__REQUIREMENT__: It is required that the lines from the top of the listing through the line with "t_fine = np.linspace(0, 4, 161)" be reproduced exactly, excluding pictures.

__DATA SECTION__:
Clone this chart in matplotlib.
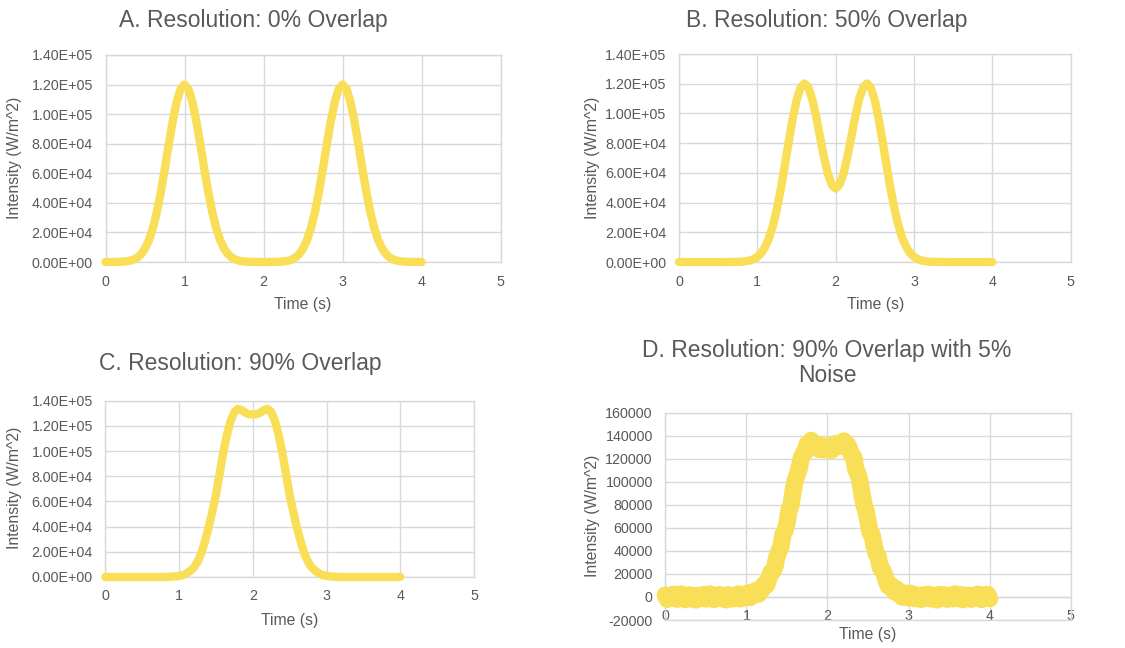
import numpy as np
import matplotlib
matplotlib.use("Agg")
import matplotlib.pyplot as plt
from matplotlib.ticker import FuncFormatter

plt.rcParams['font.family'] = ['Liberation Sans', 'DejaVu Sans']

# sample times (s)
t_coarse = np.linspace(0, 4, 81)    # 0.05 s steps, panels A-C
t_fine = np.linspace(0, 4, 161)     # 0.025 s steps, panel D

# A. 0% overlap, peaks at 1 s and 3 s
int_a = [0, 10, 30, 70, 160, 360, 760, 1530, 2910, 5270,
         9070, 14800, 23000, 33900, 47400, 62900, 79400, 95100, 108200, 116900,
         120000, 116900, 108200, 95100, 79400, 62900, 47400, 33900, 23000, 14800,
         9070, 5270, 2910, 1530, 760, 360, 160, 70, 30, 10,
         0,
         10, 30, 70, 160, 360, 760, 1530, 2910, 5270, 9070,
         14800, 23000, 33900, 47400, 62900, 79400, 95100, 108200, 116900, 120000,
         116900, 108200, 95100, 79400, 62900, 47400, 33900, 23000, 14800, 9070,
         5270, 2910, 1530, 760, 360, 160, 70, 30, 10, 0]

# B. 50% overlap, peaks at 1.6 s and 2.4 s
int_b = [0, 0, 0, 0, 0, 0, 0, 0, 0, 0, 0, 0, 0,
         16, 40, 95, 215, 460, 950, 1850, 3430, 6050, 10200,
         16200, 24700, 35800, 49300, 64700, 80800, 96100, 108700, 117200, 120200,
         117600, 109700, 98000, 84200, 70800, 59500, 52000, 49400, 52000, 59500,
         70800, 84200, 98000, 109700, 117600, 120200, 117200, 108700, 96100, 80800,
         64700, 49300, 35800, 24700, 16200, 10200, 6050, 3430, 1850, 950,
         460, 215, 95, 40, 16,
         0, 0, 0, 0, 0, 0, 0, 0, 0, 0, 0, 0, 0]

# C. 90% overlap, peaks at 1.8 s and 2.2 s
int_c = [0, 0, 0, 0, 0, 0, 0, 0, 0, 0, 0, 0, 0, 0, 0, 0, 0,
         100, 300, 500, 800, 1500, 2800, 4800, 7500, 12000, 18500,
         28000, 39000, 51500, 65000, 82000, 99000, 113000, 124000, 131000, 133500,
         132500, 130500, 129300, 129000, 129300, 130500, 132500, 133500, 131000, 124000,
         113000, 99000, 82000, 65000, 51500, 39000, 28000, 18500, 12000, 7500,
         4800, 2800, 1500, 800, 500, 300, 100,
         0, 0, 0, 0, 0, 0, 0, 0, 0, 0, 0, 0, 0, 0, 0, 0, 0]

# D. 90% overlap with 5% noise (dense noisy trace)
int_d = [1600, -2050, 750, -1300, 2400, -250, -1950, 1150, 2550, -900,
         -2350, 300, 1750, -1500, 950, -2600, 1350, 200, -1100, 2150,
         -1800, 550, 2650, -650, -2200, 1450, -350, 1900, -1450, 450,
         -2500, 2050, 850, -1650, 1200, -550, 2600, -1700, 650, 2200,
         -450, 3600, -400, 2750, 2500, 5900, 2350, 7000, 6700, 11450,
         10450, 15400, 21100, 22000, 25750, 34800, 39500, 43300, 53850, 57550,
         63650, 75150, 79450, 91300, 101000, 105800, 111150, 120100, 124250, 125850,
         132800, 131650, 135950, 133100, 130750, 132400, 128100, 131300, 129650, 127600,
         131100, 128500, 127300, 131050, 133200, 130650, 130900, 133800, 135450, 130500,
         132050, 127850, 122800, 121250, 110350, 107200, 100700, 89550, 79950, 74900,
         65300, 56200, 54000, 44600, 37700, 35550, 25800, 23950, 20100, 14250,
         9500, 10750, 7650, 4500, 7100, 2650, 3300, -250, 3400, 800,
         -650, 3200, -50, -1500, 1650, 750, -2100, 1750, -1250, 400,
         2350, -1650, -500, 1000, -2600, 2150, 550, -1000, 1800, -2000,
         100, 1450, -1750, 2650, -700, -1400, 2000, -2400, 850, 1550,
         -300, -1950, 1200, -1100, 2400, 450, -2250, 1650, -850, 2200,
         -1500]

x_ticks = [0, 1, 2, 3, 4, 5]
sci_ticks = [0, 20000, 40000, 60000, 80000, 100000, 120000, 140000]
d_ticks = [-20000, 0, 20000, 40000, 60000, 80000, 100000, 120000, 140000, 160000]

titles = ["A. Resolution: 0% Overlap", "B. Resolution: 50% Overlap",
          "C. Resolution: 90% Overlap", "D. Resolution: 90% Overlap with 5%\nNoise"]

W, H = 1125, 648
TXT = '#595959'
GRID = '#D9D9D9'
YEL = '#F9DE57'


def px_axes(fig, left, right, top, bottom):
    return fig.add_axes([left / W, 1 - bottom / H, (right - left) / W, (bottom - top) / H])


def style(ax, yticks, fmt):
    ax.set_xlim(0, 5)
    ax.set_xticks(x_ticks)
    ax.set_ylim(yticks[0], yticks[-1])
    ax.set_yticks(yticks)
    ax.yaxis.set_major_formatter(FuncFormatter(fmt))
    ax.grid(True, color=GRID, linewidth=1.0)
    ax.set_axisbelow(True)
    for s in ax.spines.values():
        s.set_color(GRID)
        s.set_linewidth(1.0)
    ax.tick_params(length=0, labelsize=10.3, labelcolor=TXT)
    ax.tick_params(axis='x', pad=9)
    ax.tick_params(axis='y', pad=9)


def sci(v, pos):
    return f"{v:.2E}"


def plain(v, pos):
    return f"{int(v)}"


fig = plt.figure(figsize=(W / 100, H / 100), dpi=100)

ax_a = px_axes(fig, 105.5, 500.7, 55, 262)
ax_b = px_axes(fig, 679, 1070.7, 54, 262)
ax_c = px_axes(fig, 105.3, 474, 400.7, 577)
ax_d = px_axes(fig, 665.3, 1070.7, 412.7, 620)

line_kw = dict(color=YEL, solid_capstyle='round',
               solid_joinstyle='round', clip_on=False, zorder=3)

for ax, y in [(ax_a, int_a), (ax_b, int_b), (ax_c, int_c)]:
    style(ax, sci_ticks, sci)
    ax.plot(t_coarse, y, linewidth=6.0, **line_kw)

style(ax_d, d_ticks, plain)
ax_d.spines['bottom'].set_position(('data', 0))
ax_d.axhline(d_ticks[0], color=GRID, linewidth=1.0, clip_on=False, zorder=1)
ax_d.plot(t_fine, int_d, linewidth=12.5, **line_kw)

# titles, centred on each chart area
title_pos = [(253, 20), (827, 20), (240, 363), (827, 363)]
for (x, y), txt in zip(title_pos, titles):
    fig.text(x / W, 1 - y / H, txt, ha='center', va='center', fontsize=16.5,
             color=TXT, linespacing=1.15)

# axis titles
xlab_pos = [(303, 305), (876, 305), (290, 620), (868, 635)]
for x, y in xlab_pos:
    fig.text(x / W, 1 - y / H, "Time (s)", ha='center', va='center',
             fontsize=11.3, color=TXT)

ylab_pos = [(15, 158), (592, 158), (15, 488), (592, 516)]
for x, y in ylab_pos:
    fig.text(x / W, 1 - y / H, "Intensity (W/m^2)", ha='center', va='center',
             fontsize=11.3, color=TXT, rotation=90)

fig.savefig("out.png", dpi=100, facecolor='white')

__ANSWER TO THIS TASK__:
Clone this chart in matplotlib.
import numpy as np
import matplotlib
matplotlib.use("Agg")
import matplotlib.pyplot as plt
from matplotlib.ticker import FuncFormatter

plt.rcParams['font.family'] = ['Liberation Sans', 'DejaVu Sans']

# sample times (s)
t_coarse = np.linspace(0, 4, 81)    # 0.05 s steps, panels A-C
t_fine = np.linspace(0, 4, 161)     # 0.025 s steps, panel D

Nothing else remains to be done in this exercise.